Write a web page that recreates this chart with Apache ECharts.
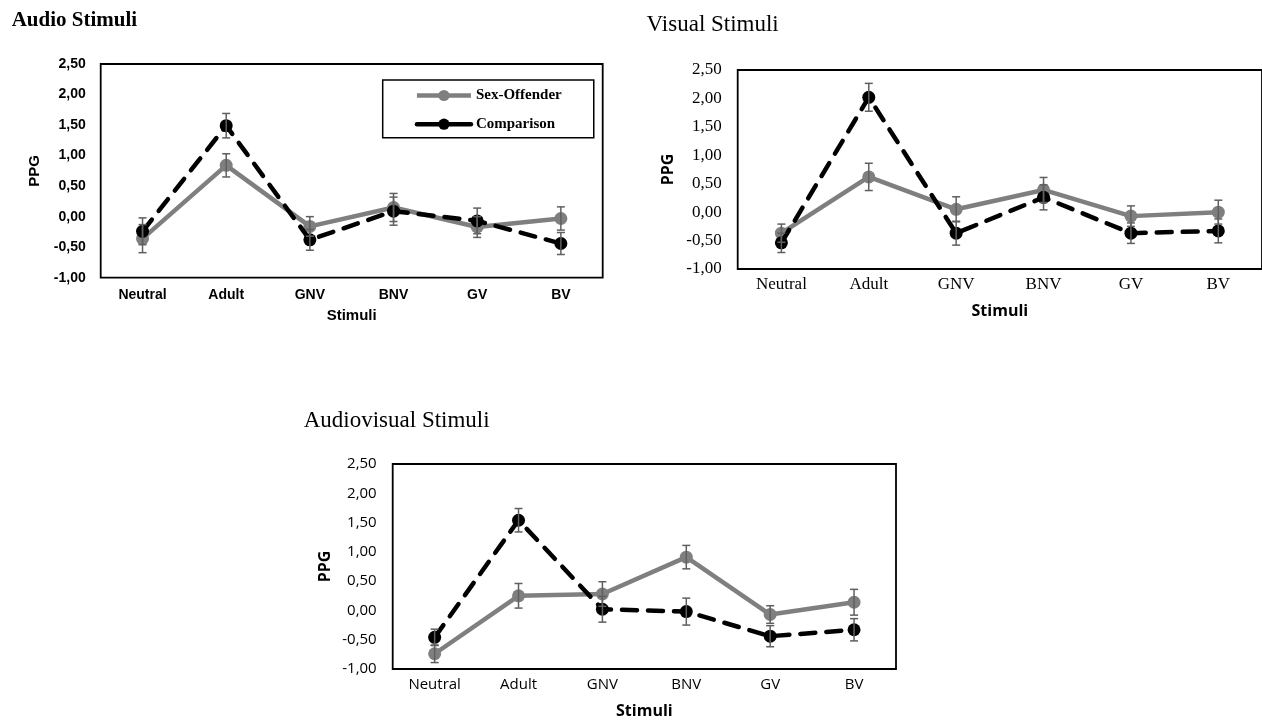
<!DOCTYPE html>
<html>
<head>
<meta charset="utf-8">
<script src="https://cdn.jsdelivr.net/npm/echarts@6/dist/echarts.min.js"></script>
<style>
html,body{margin:0;padding:0;background:#fff;}
#chart{width:1262px;height:723px;}
</style>
</head>
<body>
<div id="chart"></div>
<script>
// ---- data ----
var categories = ['Neutral', 'Adult', 'GNV', 'BNV', 'GV', 'BV'];
var seriesNames = ['Sex-Offender', 'Comparison'];
var yTicks = [-1, -0.5, 0, 0.5, 1, 1.5, 2, 2.5];
var yTickLabels = ['-1,00', '-0,50', '0,00', '0,50', '1,00', '1,50', '2,00', '2,50'];

var audioSex = [-0.36, 0.84, -0.16, 0.15, -0.17, -0.03];
var audioSexErr = [0.23, 0.19, 0.16, 0.23, 0.17, 0.19];
var audioComp = [-0.24, 1.49, -0.38, 0.09, -0.07, -0.44];
var audioCompErr = [0.22, 0.20, 0.17, 0.23, 0.21, 0.18];

var visualSex = [-0.37, 0.62, 0.05, 0.39, -0.07, 0.00];
var visualSexErr = [0.16, 0.24, 0.22, 0.22, 0.18, 0.21];
var visualComp = [-0.54, 2.02, -0.37, 0.26, -0.37, -0.33];
var visualCompErr = [0.17, 0.245, 0.21, 0.22, 0.18, 0.21];

var avSex = [-0.74, 0.25, 0.28, 0.91, -0.07, 0.14];
var avSexErr = [0.15, 0.21, 0.21, 0.20, 0.15, 0.22];
var avComp = [-0.46, 1.54, 0.02, -0.02, -0.44, -0.33];
var avCompErr = [0.14, 0.20, 0.22, 0.23, 0.18, 0.19];

var panelTitles = ['Audio Stimuli', 'Visual Stimuli', 'Audiovisual Stimuli'];
var yName = 'PPG';
var xName = 'Stimuli';

// ---- styles ----
var GRAY = '#7f7f7f';
var BLACK = '#000000';
var ERR = '#5f5f5f';

function fmtY(v) {
  for (var i = 0; i < yTicks.length; i++) {
    if (Math.abs(yTicks[i] - v) < 1e-6) return yTickLabels[i];
  }
  return '';
}

function errData(vals, errs) {
  return vals.map(function (v, i) { return [i, v - errs[i], v + errs[i]]; });
}

function renderErr(params, api) {
  var x = api.value(0);
  var p1 = api.coord([x, api.value(1)]);
  var p2 = api.coord([x, api.value(2)]);
  var w = 4;
  var st = { stroke: ERR, lineWidth: 1.5 };
  return {
    type: 'group',
    children: [
      { type: 'line', shape: { x1: p1[0], y1: p1[1], x2: p2[0], y2: p2[1] }, style: st },
      { type: 'line', shape: { x1: p1[0] - w, y1: p1[1], x2: p1[0] + w, y2: p1[1] }, style: st },
      { type: 'line', shape: { x1: p2[0] - w, y1: p2[1], x2: p2[0] + w, y2: p2[1] }, style: st }
    ]
  };
}

var panels = [
  { sex: audioSex, sexErr: audioSexErr, comp: audioComp, compErr: audioCompErr,
    grid: { left: 100.7, top: 64, width: 502, height: 213.7 },
    tick: { fontFamily: 'Liberation Sans', fontWeight: 'bold', fontSize: 14, color: '#000' },
    yMargin: 15, xMargin: 10,
    nameFont: { fontFamily: 'Liberation Sans', fontWeight: 'bold', fontSize: 15, color: '#000' },
    xGap: 31, yGap: 58 },
  { sex: visualSex, sexErr: visualSexErr, comp: visualComp, compErr: visualCompErr,
    grid: { left: 737.7, top: 70, width: 525, height: 199 },
    tick: { fontFamily: 'Liberation Serif', fontSize: 17, color: '#000' },
    yMargin: 16, xMargin: 7,
    nameFont: { fontFamily: 'Open Sans', fontWeight: 'bold', fontSize: 16, color: '#000' },
    xGap: 34, yGap: 61 },
  { sex: avSex, sexErr: avSexErr, comp: avComp, compErr: avCompErr,
    grid: { left: 392.7, top: 464, width: 503.3, height: 205 },
    tick: { fontFamily: 'Open Sans', fontSize: 15, color: '#000' },
    yMargin: 16, xMargin: 8,
    nameFont: { fontFamily: 'Open Sans', fontWeight: 'bold', fontSize: 16, color: '#000' },
    xGap: 34, yGap: 59 }
];

var grids = [], xAxes = [], yAxes = [], series = [];
panels.forEach(function (p, k) {
  grids.push(Object.assign({ show: true, borderColor: '#000', borderWidth: 1.8, backgroundColor: 'transparent' }, p.grid));
  xAxes.push({
    type: 'category', gridIndex: k, data: categories, boundaryGap: true,
    axisLine: { show: false }, axisTick: { show: false }, splitLine: { show: false },
    axisLabel: Object.assign({ margin: p.xMargin, interval: 0 }, p.tick),
    name: xName, nameLocation: 'middle', nameGap: p.xGap, nameTextStyle: p.nameFont
  });
  yAxes.push({
    type: 'value', gridIndex: k, min: -1, max: 2.5, interval: 0.5,
    axisLine: { show: false }, axisTick: { show: false }, splitLine: { show: false },
    axisLabel: Object.assign({ margin: p.yMargin, formatter: fmtY }, p.tick),
    name: yName, nameLocation: 'middle', nameRotate: 90, nameGap: p.yGap, nameTextStyle: p.nameFont
  });
  series.push({
    name: seriesNames[0], type: 'line', xAxisIndex: k, yAxisIndex: k, data: p.sex,
    symbol: 'circle', symbolSize: 13, showSymbol: true,
    lineStyle: { color: GRAY, width: 4.5 }, itemStyle: { color: GRAY }, z: 2
  });
  series.push({
    name: seriesNames[1], type: 'line', xAxisIndex: k, yAxisIndex: k, data: p.comp,
    symbol: 'circle', symbolSize: 13, showSymbol: true,
    lineStyle: { color: BLACK, width: 4.5, type: [15, 11], cap: 'round' }, itemStyle: { color: BLACK }, z: 3
  });
  series.push({
    type: 'custom', xAxisIndex: k, yAxisIndex: k, data: errData(p.sex, p.sexErr),
    encode: { x: 0, y: [1, 2] }, renderItem: renderErr, z: 4, silent: true
  });
  series.push({
    type: 'custom', xAxisIndex: k, yAxisIndex: k, data: errData(p.comp, p.compErr),
    encode: { x: 0, y: [1, 2] }, renderItem: renderErr, z: 4, silent: true
  });
});

var chart = echarts.init(document.getElementById('chart'), null, { renderer: 'canvas' });
chart.setOption({
  animation: false,
  backgroundColor: '#fff',
  title: [
    { text: panelTitles[0], left: 11.7, top: 10, padding: 0,
      textStyle: { fontFamily: 'Liberation Serif', fontWeight: 'bold', fontSize: 21, color: '#000' } },
    { text: panelTitles[1], left: 646.6, top: 13, padding: 0,
      textStyle: { fontFamily: 'Liberation Serif', fontWeight: 'normal', fontSize: 23, color: '#000' } },
    { text: panelTitles[2], left: 303.7, top: 409, padding: 0,
      textStyle: { fontFamily: 'Liberation Serif', fontWeight: 'normal', fontSize: 23, color: '#000' } }
  ],
  legend: {
    orient: 'vertical', left: 382.7, top: 80,
    padding: [8, 32, 6, 32], itemGap: 13.7, itemWidth: 54, itemHeight: 14,
    borderColor: '#000', borderWidth: 1.5, backgroundColor: '#fff',
    textStyle: { fontFamily: 'Liberation Serif', fontWeight: 'bold', fontSize: 15, color: '#000' },
    data: [
      { name: seriesNames[0], lineStyle: { width: 4.5 } },
      { name: seriesNames[1], lineStyle: { type: 'solid', width: 4.5 } }
    ]
  },
  grid: grids,
  xAxis: xAxes,
  yAxis: yAxes,
  series: series
});
</script>
</body>
</html>
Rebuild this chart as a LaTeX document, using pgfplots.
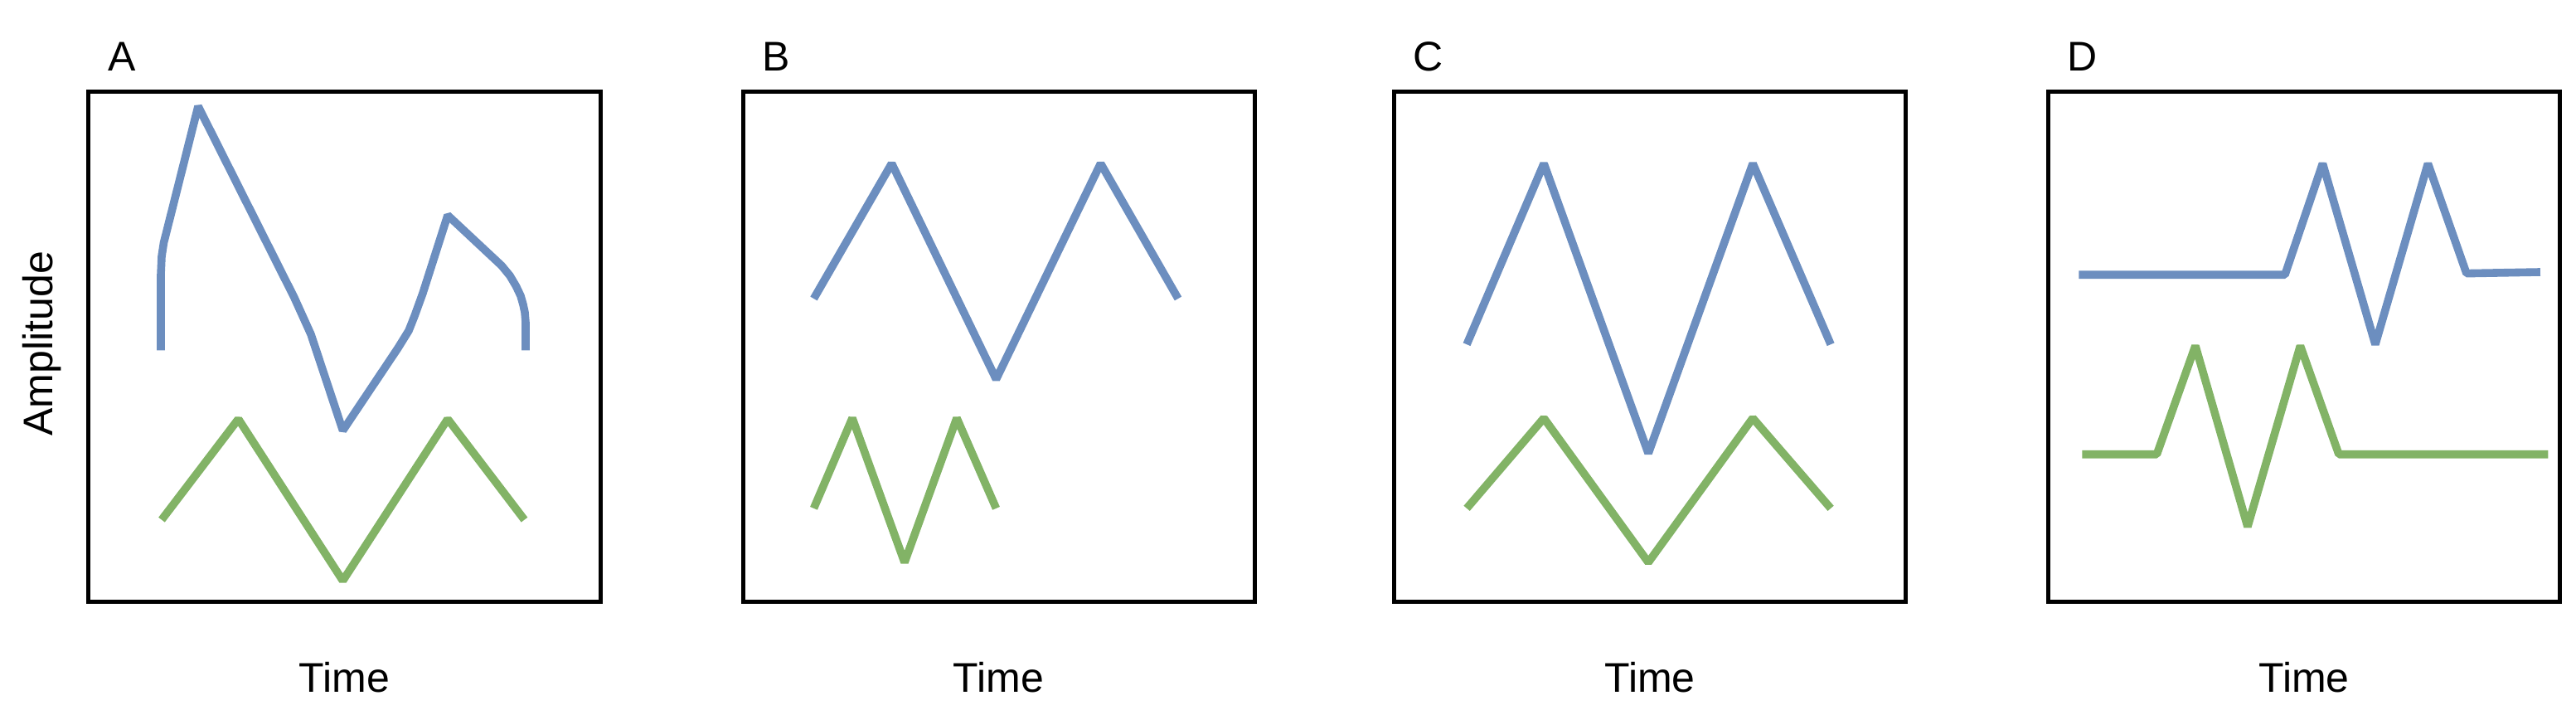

### Challenge
Gather all lines of the records that include the word "document".

### Task answer
var chart = echarts.init(document.getElementById('chart'), null, { renderer: 'canvas' });
Rebuild this chart as a LaTeX document, using pgfplots.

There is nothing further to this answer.